=== Working data ===
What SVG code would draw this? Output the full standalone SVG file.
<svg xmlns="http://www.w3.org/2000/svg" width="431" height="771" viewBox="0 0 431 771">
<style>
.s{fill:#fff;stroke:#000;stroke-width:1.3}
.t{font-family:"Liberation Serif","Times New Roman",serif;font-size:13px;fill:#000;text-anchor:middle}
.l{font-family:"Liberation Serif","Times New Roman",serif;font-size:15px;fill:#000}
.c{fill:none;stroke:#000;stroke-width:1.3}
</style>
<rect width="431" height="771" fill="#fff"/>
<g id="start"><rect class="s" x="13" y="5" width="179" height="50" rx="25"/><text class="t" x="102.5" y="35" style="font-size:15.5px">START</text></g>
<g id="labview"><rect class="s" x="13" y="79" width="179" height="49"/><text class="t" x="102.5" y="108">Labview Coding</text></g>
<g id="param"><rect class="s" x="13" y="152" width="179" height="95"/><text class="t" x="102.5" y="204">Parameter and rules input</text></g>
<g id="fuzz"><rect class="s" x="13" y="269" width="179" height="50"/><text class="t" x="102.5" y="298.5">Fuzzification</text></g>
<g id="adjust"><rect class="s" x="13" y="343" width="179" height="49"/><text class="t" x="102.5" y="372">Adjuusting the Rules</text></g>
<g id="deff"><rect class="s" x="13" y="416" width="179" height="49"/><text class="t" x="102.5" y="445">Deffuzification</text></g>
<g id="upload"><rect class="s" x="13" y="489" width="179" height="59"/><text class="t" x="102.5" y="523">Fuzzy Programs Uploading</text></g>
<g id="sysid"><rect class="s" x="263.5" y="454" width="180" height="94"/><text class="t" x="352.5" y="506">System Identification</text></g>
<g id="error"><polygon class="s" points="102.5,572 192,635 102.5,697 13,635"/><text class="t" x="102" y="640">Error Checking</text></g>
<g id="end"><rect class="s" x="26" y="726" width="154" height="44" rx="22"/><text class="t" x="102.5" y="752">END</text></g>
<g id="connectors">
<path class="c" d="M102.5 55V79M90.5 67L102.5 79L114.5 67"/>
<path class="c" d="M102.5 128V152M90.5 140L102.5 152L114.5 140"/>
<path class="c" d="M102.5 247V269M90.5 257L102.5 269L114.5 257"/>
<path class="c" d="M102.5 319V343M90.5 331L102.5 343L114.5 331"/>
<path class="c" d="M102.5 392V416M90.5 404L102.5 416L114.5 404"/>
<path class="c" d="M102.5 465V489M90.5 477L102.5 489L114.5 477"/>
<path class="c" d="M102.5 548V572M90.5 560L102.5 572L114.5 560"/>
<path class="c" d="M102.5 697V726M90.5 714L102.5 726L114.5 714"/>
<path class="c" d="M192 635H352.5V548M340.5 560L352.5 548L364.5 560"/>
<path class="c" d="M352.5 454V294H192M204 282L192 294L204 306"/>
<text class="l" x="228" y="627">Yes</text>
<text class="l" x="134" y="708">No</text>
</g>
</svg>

---

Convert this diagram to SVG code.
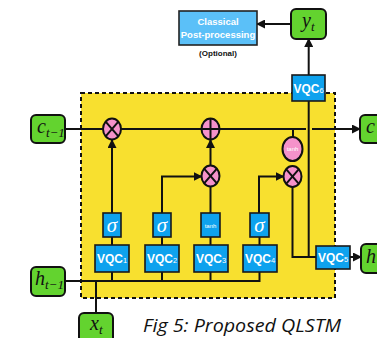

=== The request ===
Go over the records above and tally the lines with the word "code" in them. Give the number alone.

=== Answer ===
2